Die Rituale der Gnawa-Bruderschaft
Die Musik der Gnawa ist eng mit mystischen Ritualen verknüpft. Mitglieder der Gnawa-Bruderschaft und ihre Anhänger pflegen ihre Praktiken in speziellen Heiligtümern und Schreinen. Besonders bekannt sind die Zawiya (religiöse Bruderschaftszentren) von Sidi Bilal in Essaouira, das Festival von Moulay Abdallah Ben Hssain in Tameslouht bei Marrakesch sowie das Fest von Moulay Abdallah in El Jadida.
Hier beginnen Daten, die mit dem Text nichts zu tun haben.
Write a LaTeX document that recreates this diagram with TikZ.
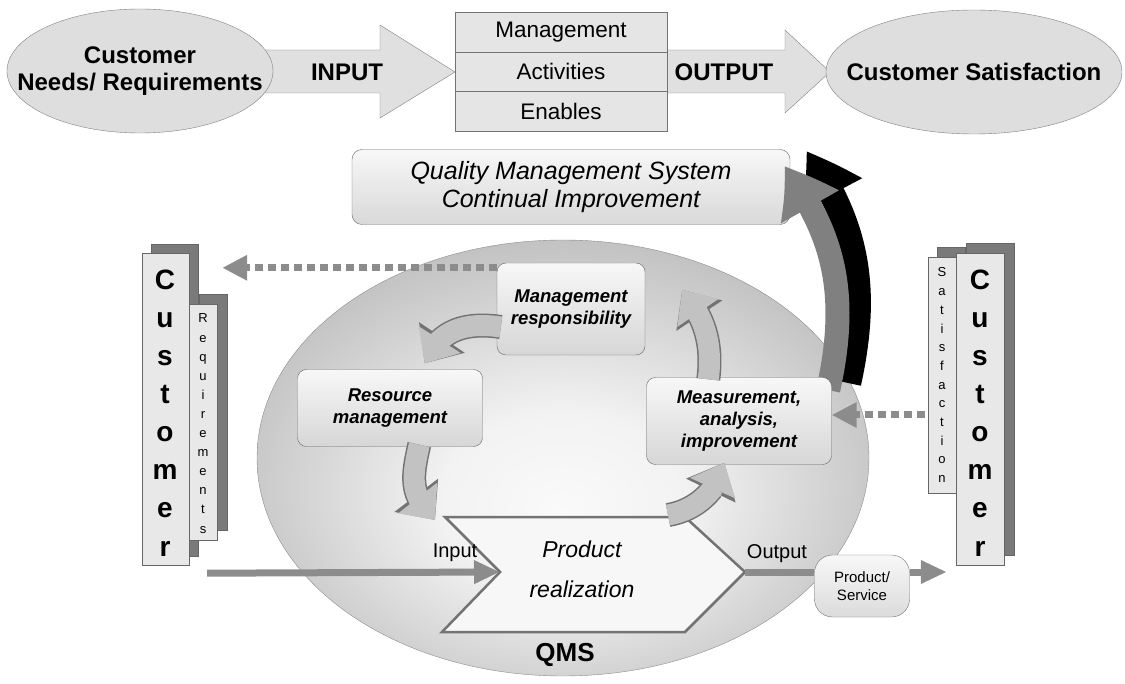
\documentclass[tikz,border=0pt]{standalone}
\usepackage{fontspec}
\setmainfont{Liberation Sans}
\usepackage{tikz}
\usetikzlibrary{arrows.meta,bending,calc,positioning,shapes.geometric}

% soft glow for the QMS disc
\pgfdeclareradialshading{qmsglow}{\pgfpoint{0bp}{-6bp}}{color(0bp)=(black!2); color(10bp)=(black!5); color(26bp)=(black!22); color(40bp)=(black!37); color(50bp)=(black!48)}

\begin{document}
\begin{tikzpicture}[x=1pt,y=-1pt,
  topell/.style={ellipse, draw=black!50, fill=black!13, inner sep=0pt},
  toplbl/.style={font=\fontsize{24}{27}\selectfont\bfseries, align=center},
  rowbox/.style={draw=black!55, fill=black!10, minimum width=212pt, minimum height=39.5pt, inner sep=0pt, font=\fontsize{22.5}{24}\selectfont},
  blockarr/.style={draw=black!50, fill=black!12},
  cibox/.style={draw=black!60, rounded corners=10pt, top color=black!3, bottom color=black!15, minimum width=438pt, minimum height=75pt, inner sep=0pt, align=center, font=\fontsize{25}{28}\selectfont\itshape},
  procbox/.style={draw=black!60, rounded corners=9pt, top color=black!3, bottom color=black!16, inner sep=0pt, align=center, font=\fontsize{18.5}{22}\selectfont\bfseries\itshape},
  chev/.style={draw=black!55, fill=black!3, line width=2.5pt},
  cycarr/.style={line width=21pt, draw=black!24, -{Triangle[width=48pt,length=28pt]}},
  cycrim/.style={line width=24pt, draw=black!55, -{Triangle[width=53pt,length=31pt]}},
  dotarr/.style={draw=black!45, line width=7pt, dash pattern=on 8pt off 5pt, -{Triangle[width=24pt,length=25pt]}},
  flowarr/.style={draw=black!45, line width=7pt, -{Triangle[width=22pt,length=26pt]}},
  flowline/.style={draw=black!45, line width=7pt},
  flowlbl/.style={font=\fontsize{20}{22}\selectfont},
  frontbox/.style={draw=black!60, fill=black!9, inner sep=0pt},
  shadowbox/.style={draw=black!60, fill=black!52, inner sep=0pt},
  bigchar/.style={font=\fontsize{28}{28}\selectfont\bfseries, inner sep=0pt, anchor=base},
  smallchar/.style={font=\fontsize{13}{13}\selectfont, inner sep=0pt, anchor=base},
  svcbox/.style={draw=black!55, rounded corners=18pt, top color=black!3, bottom color=black!14, minimum width=95pt, minimum height=62pt, inner sep=0pt, align=center, font=\fontsize{15}{18}\selectfont}]
\useasboundingbox (0,0) rectangle (1125,684);

% top row: input -> activities -> output
\draw[blockarr] (262,50) -- (380,50) -- (380,25) -- (455,72) -- (380,118) -- (380,93) -- (262,93) -- cycle;
\draw[blockarr] (662,50) -- (785,50) -- (785,30) -- (830,72) -- (785,113) -- (785,93) -- (662,93) -- cycle;
\node[topell, minimum width=266pt, minimum height=124pt] (needs) at (140,71) {};
\node[toplbl] (needstxt) at (needs) {Customer\\Needs/ Requirements};
\node[topell, minimum width=296pt, minimum height=124pt] (satis) at (974,72) {};
\node[toplbl] (satistxt) at (satis) {Customer Satisfaction};
\node[rowbox] (rowmg) at (561,32) {Management};
\node[rowbox] (rowact) at (561,71.5) {Activities};
\node[rowbox] (rowen) at (561,111) {Enables};
\node[toplbl] (inputlbl) at (347,72) {INPUT};
\node[toplbl] (outputlbl) at (724,72) {OUTPUT};

% continual improvement banner
\node[cibox] (cibox) at (571,187) {Quality Management System\\Continual Improvement};

% QMS disc
\node[ellipse, minimum width=612pt, minimum height=436pt, draw=black!45, shade, shading=qmsglow] (qmsell) at (563,458) {};
\node[font=\fontsize{26}{28}\selectfont\bfseries] (qmstxt) at (565,655) {QMS};

% improvement arrow (shadow first)
\draw[line width=26pt, draw=black, -{Triangle[bend,width=64pt,length=52pt]}]
  ($(cibox.east)+(58,196)$) .. controls +(22,-100) and +(48,70) .. ($(cibox.east)+(16,-36)$);
\draw[line width=24pt, draw=black!50, -{Triangle[bend,width=62pt,length=50pt]}]
  ($(cibox.east)+(38,203)$) .. controls +(22,-100) and +(48,66) .. ($(cibox.east)+(-6,-21)$);

% product realization
\draw[chev] (445,517) coordinate (chtl) -- (685,517) -- (745,572) coordinate (chtip) -- (685,632) -- (442,632) -- (500,572) coordinate (chnotch) -- cycle;
\node[font=\fontsize{23}{40}\selectfont\itshape, align=center] (prod) at (582,569) {Product\\realization};

% process boxes
\node[procbox, minimum width=148pt, minimum height=92pt] (mresp) at (571,309) {Management\\responsibility};
\node[procbox, minimum width=185pt, minimum height=77pt] (resmgmt) at (390,408) {Resource\\management};
\node[procbox, minimum width=185pt, minimum height=87pt] (measure) at (739,421) {Measurement,\\analysis,\\improvement};

% cycle arrows
\draw[cycrim] ($(mresp.west)+(4,18)$) .. controls +(-40,-6) and +(12,-30) .. ($(resmgmt.north east)+(-58,-6)$);
\draw[cycarr] ($(mresp.west)+(4,18)$) .. controls +(-40,-6) and +(12,-30) .. ($(resmgmt.north east)+(-58,-6)$);
\draw[cycrim] ($(resmgmt.south west)+(122,-2)$) .. controls +(-8,35) and +(-25,-25) .. ($(chtl)+(-10,3)$);
\draw[cycarr] ($(resmgmt.south west)+(122,-2)$) .. controls +(-8,35) and +(-25,-25) .. ($(chtl)+(-10,3)$);
\draw[cycrim] ($(chtl)+(223,-2)$) .. controls +(30,-5) and +(-5,25) .. ($(measure.south west)+(78,-2)$);
\draw[cycarr] ($(chtl)+(223,-2)$) .. controls +(30,-5) and +(-5,25) .. ($(measure.south west)+(78,-2)$);
\draw[cycrim] ($(measure.north west)+(62,2)$) .. controls +(5,-40) and +(20,25) .. ($(mresp.north east)+(37,27)$);
\draw[cycarr] ($(measure.north west)+(62,2)$) .. controls +(5,-40) and +(20,25) .. ($(mresp.north east)+(37,27)$);

% customer columns, left
\node[shadowbox, minimum width=47pt, minimum height=312pt] (custLsh) at (174.5,400) {};
\node[shadowbox, minimum width=28pt, minimum height=236pt] (reqLsh) at (213,412) {};
\node[frontbox, minimum width=28pt, minimum height=236pt] (reqL) at (203,422) {};
\node[frontbox, minimum width=47pt, minimum height=312pt] (custL) at (165.5,409) {};
\foreach \ch [count=\k from 0] in {C,u,s,t,o,m,e,r}
  \node[bigchar] (cl\k) at (165,{290+38*\k}) {\ch};
\foreach \ch [count=\k from 0] in {R,e,q,u,i,r,e,m,e,n,t,s}
  \node[smallchar] (rq\k) at (203,{323+19.1*\k}) {\ch};

% customer columns, right
\node[shadowbox, minimum width=28pt, minimum height=236pt] (satRsh) at (951,365) {};
\node[shadowbox, minimum width=48pt, minimum height=312pt] (custRsh) at (990,399) {};
\node[frontbox, minimum width=28pt, minimum height=236pt] (satR) at (942,375) {};
\node[frontbox, minimum width=48pt, minimum height=312pt] (custR) at (980,409) {};
\foreach \ch [count=\k from 0] in {C,u,s,t,o,m,e,r}
  \node[bigchar] (cr\k) at (980,{290+38*\k}) {\ch};
\foreach \ch [count=\k from 0] in {S,a,t,i,s,f,a,c,t,i,o,n}
  \node[smallchar] (sf\k) at (942,{277+18.7*\k}) {\ch};

% requirements in, satisfaction back
\coordinate (reqin) at ($(reqLsh.north east)+(-5,-26)$);
\draw[dotarr] (mresp.west |- reqin) -- (reqin);
\coordinate (satout) at ($(satR.west)+(-3,40)$);
\draw[dotarr] (satout) -- (satout -| measure.east);

% input / output
\node[svcbox] (prodserv) at (862,586) {Product/\\Service};
\coordinate (inbeg) at ($(custL.south east)+(18,8)$);
\draw[flowarr] (inbeg) -- (chnotch);
\draw[flowline] (chtip) -- (chtip -| prodserv.west);
\draw[flowarr] (chtip -| prodserv.east) -- ($(chtip -| custR.west)+(-9,0)$);
\node[flowlbl] (inlbl) at ($(chnotch)+(-45,-19)$) {Input};
\node[flowlbl] (outlbl) at ($(chtip)+(32,-18)$) {Output};
\end{tikzpicture}
\end{document}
Diese Orte sind zu spirituellen Anziehungspunkten für die Anhänger und Liebhaber des Gnawi-Kults geworden.
Die Rituale rund um diese Musik haben eine lange Tradition und werden oft als Heilungsmethode eingesetzt. Diese Praxis hat ihre Wurzeln in den alten afrikanischen Heilritualen Westafrikas, insbesondere aus dem Gebiet des westlichen Sudans. Die Musik dient dabei als Medium, um eine Brücke zwischen der realen Welt und der Welt der Geister zu schlagen. Gnawa gilt als eine der populärsten spirituellen Praktiken, die eng mit der Vorstellung von Dschinns und übernatürlichen Kräften verbunden ist.
Einfluss der Gnawa-Musik
Der Einfluss der Gnawa-Musik geht weit über ihre spirituellen Ursprünge hinaus und hat in den letzten Jahren sowohl die marokkanische Musik als auch die Weltmusik geprägt. Innerhalb Marokkos hinterließ sie Spuren in verschiedenen Genres, etwa in den Rhythmen und Texten des Rai und Rap sowie in den Werken der legendären marokkanischen Bands wie Nass El Ghiwane und Jil Jilala, die Teil der „Ghiwani-Bewegung“ waren. Auch international inspiriert die Gnawa-Musik Künstler, besonders in den Genres Jazz, Reggae und Blues. Sie wird zunehmend als kulturelles Erbe anerkannt, das sowohl spirituelle als auch künstlerische Dimensionen umfasst und über die Grenzen Marokkos hinaus Bedeutung erlangt.